For Chris Norton, partner in UK-based law firm Hogan Lovells and an expert in the ETS, the problem with back-loading was always that it was a temporary fix, which could have made things worse once the market was flooded with the suspended allowances at the end of the decade. “It didn’t have any element of removing allowances from the market,” he says. “It was being done as quick fix because they didn’t want to go through the whole legislative rigmarole of getting the Directive changed, so it didn’t have that that structural reform which is what it needs.”

The defeat was nonetheless slammed by environmental and renewables advocates alike - the European Renewable Energy Council (EREC) raged that the vote had rendered the ETS “impotent”. But what was the impact on renewables? According to Rémi Gruet, senior regulatory affairs advisor on climate change for the European Wind Energy Association (EWEA), the vote’s significance lies not so much in the effect it will have on the investment in renewables, but the signals it gives out to investors.

“So far the carbon price is already so low that the direct impact of the ETS on our industry is very limited,” he tells Renewable Energy Focus. “We can’t say today that it’s affecting private investment, because that the moment that’s just not happening.

“But what [back-loading] could have done is give a very strong political signal, that we do want carbon pricing, that we are not going to give up on that idea, and that we are not going to give up on the instrument to implement that idea.”
Gruet’s chief concern is that the defeat will trigger a swathe of investment in coal fired power stations, a concern echoed by Josche Muth, secretary general of the EREC, who points out that the EU saw the first net increase in coal-fired power generation this year since the ETS began.

“If there is no price signal that it is costly to go into polluting technologies and will remain so in the future then yes we will see investment into coal fired power plants,” he says.

However, Norton believes these fears are unfounded. “There are other regulations in the EU, such as the Industrial Emissions Directive, which requires a lot of coal-fired power stations to close down by 2017 unless they have put in quite costly abatement equipment to turn it into clean coal,” he says. “So from that perspective I don’t think there will be much change.”

However, he is agreed with Gruet and Muth on one point, that vote has sent a clear political signal from the EU: “The signal to market coming from this decision is that the EU as a whole is more concerned about economics now than environment,” he says.

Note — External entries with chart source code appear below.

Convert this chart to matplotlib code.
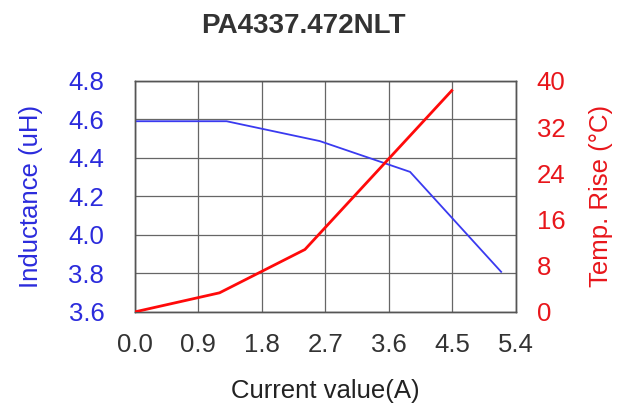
import matplotlib.pyplot as plt

plt.rcParams['font.family'] = ['Liberation Sans', 'DejaVu Sans']

# inductance curve
ind_current = [0.0, 1.3, 2.62, 3.9, 5.19]
inductance = [4.59, 4.59, 4.487, 4.327, 3.808]

# temperature rise curve
temp_current = [0.0, 1.2, 2.41, 4.49]
temp_rise = [0.0, 3.3, 10.8, 38.3]

x_ticks = [0.0, 0.9, 1.8, 2.7, 3.6, 4.5, 5.4]
ind_ticks = [3.6, 3.8, 4.0, 4.2, 4.4, 4.6, 4.8]
temp_ticks = [0, 8, 16, 24, 32, 40]

blue = '#2b2bdc'
red = '#e8161b'

fig = plt.figure(figsize=(6.3, 4.04), dpi=100)
ax1 = fig.add_axes([0.214, 0.228, 0.605, 0.572])
ax2 = ax1.twinx()

ax1.plot(ind_current, inductance, color='#3a3af0', lw=1.3, zorder=3)
ax2.plot(temp_current, temp_rise, color='#ff0a0a', lw=2.0, zorder=3)

ax1.set_xlim(0, 5.4)
ax1.set_ylim(3.6, 4.8)
ax2.set_ylim(0, 40)
ax1.set_xticks(x_ticks)
ax1.set_xticklabels([f"{v:.1f}" for v in x_ticks])
ax1.set_yticks(ind_ticks)
ax1.set_yticklabels([f"{v:.1f}" for v in ind_ticks])
ax2.set_yticks(temp_ticks)

ax1.grid(True, color='#666666', lw=0.9)
for ax in (ax1, ax2):
    for s in ax.spines.values():
        s.set_color('#555555')
        s.set_linewidth(1.0)
    ax.tick_params(length=0, labelsize=18.5)
ax1.tick_params(axis='x', colors='#333333', pad=15)
ax1.tick_params(axis='y', labelcolor=blue, pad=22)
ax2.tick_params(axis='y', labelcolor=red, pad=15)

ax1.set_xlabel("Current value(A)", fontsize=18.5, color='#222222', labelpad=16)
ax1.set_ylabel("Inductance (uH)", fontsize=18.5, color=blue, labelpad=18)
ax2.set_ylabel("Temp. Rise (°C)", fontsize=18.5, color=red, labelpad=17)
fig.text(0.481, 0.936, "PA4337.472NLT", fontsize=20, fontweight='bold',
         color='#333333', ha='center', va='center')

fig.savefig("out.png", dpi=100)
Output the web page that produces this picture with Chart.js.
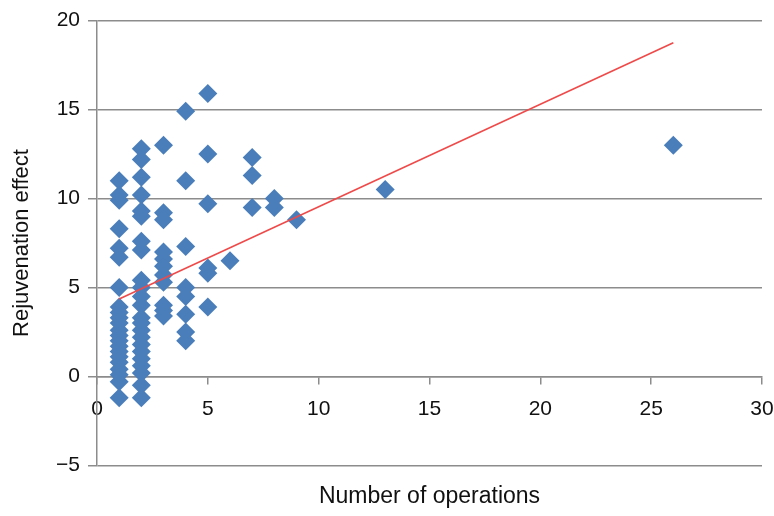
<!DOCTYPE html>
<html>
<head>
<meta charset="utf-8">
<script src="https://cdn.jsdelivr.net/npm/chart.js@4"></script>
<style>
  html, body { margin: 0; padding: 0; background: #fff; }
  #box { width: 774px; height: 516px; }
</style>
</head>
<body>
<div id="box"><canvas id="rejChart"></canvas></div>
<script>
// number of operations (x) and the rejuvenation effects measured at each count
const operations = [1, 2, 3, 4, 5, 6, 7, 8, 9, 13, 26];
const effects = [
    [11.0, 10.2, 9.9, 8.3, 7.2, 6.7, 5.0, 3.9, 3.6, 3.3, 3.0, 2.6, 2.3, 2.0, 1.7, 1.4, 1.1, 0.8, 0.4, 0.1, -0.3, -1.2],
    [12.8, 12.2, 11.2, 10.2, 9.3, 9.0, 7.6, 7.1, 5.4, 5.0, 4.5, 4.0, 3.3, 3.0, 2.6, 2.2, 1.8, 1.4, 1.0, 0.6, 0.2, -0.5, -1.2],
    [13.0, 9.2, 8.8, 7.0, 6.6, 6.2, 5.7, 5.3, 4.0, 3.7, 3.4],
    [14.9, 11.0, 7.3, 5.0, 4.5, 3.5, 2.5, 2.0],
    [15.9, 12.5, 9.7, 6.1, 5.8, 3.9],
    [6.5],
    [12.3, 11.3, 9.5],
    [10.0, 9.5],
    [8.8],
    [10.5],
    [13.0]
];
// linear trend line, end points
const trendX = [1, 26];
const trendY = [4.35, 18.75];

const xTicks = [0, 5, 10, 15, 20, 25, 30];
const yTicks = [-5, 0, 5, 10, 15, 20];

const points = [];
operations.forEach((n, i) => {
    effects[i].forEach(v => points.push({ x: n, y: v }));
});
const trend = trendX.map((x, i) => ({ x: x, y: trendY[i] }));

const gridGrey = '#8c8c8c';
const family = 'Liberation Sans, Arial, sans-serif';
const tickFont = { family: family, size: 21 };

// stop the end tick labels from pushing the plot edges inwards
const noSidePad = s => { s.paddingLeft = 0; s.paddingRight = 0; };

const ctx = document.getElementById('rejChart').getContext('2d');
const rejChart = new Chart(ctx, {
    type: 'scatter',
    data: {
        datasets: [{
            data: points,
            pointStyle: 'rectRot',
            pointRadius: 9.5,
            backgroundColor: '#4a7ebb',
            borderColor: '#4a7ebb',
            borderWidth: 0,
            order: 2
        }, {
            data: trend,
            showLine: true,
            borderColor: '#ef4a4a',
            borderWidth: 1.6,
            pointRadius: 0,
            fill: false,
            order: 1
        }]
    },
    options: {
        responsive: true,
        maintainAspectRatio: false,
        animation: false,
        layout: { padding: { top: 19, right: 12, left: 0, bottom: 0 } },
        plugins: {
            legend: { display: false },
            tooltip: { enabled: false }
        },
        scales: {
            x: {
                type: 'linear',
                position: { y: 0 },
                min: 0, max: 30,
                afterBuildTicks: s => { s.ticks = xTicks.map(v => ({ value: v })); },
                afterFit: noSidePad,
                ticks: { color: '#111', font: tickFont, padding: 13, maxRotation: 0 },
                grid: { drawOnChartArea: false, drawTicks: true, tickLength: 7, color: gridGrey, lineWidth: 1.5 },
                border: { color: gridGrey, width: 1.5 }
            },
            // bottom axis only carries the x title, centred under the plot
            xTitle: {
                type: 'linear',
                position: 'bottom',
                axis: 'x',
                min: 0, max: 30,
                afterFit: noSidePad,
                ticks: { display: false },
                grid: { display: false, drawTicks: false },
                border: { display: false },
                title: {
                    display: true,
                    text: 'Number of operations',
                    color: '#111',
                    font: { family: family, size: 23 },
                    padding: { top: 17, bottom: 6 }
                }
            },
            y: {
                min: -5, max: 20,
                afterBuildTicks: s => { s.ticks = yTicks.map(v => ({ value: v })); },
                afterFit: s => { s.width = 97; },
                ticks: {
                    color: '#111', font: tickFont, padding: 8,
                    callback: v => String(v).replace('-', '\u2212')
                },
                grid: { color: gridGrey, lineWidth: 1.5, tickLength: 9 },
                border: { color: gridGrey, width: 1.5 },
                title: {
                    display: true,
                    text: 'Rejuvenation effect',
                    color: '#111',
                    font: { family: family, size: 22 },
                    padding: { top: 9, bottom: 0 }
                }
            }
        }
    }
});
</script>
</body>
</html>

So the question is: what now? According to Gruet, if left unchecked, the oversupply will last at least until 2030, which will keep carbon prices critically low until that time and potentially wither away the ETS as an emissions reduction tool. Something, he says, needs to be done.

Certainly, the back-loading advocates hope that the measure is not dead. As the Parliamentary vote did not garner enough “no” votes to kill the proposal completely, it is now back with Parliament’s Environment Committee for further discussion. It is possible that it could be reintroduced to Parliament with a compromise solution, with a caveat to placate the market fundamentalists who fear on-going political meddling.

“This could be addressed by saying this is a one-off, due to exceptional circumstances,” says Muth. “Nobody could have forecasted the economic recession. It wasn’t modelled in. We can say back-loading is not a green light to do this any and every time but we see an urgent need to do it in order to steer investment. That might be a possibility for those who rejected it, to say yes we can agree to it.”

But Norton does not believe that back-loading will see the light of day again, and the Commission will now have to look at the other six options that it considered earlier on. Among these options are plans to fundamentally restructure the ETS via legislation, including the cancellation of permits completely adjust the emissions cap to reflect the differing economic circumstances, although Norton warns that the Commission will experience “significant push-back” from coal-dependent Eastern European states, as well as the newly nuclear-free Germany.

“If they’re going to go for anything they’re going to go for a more permanent fix, but I don’t think that’s going to happen any time soon,” he says.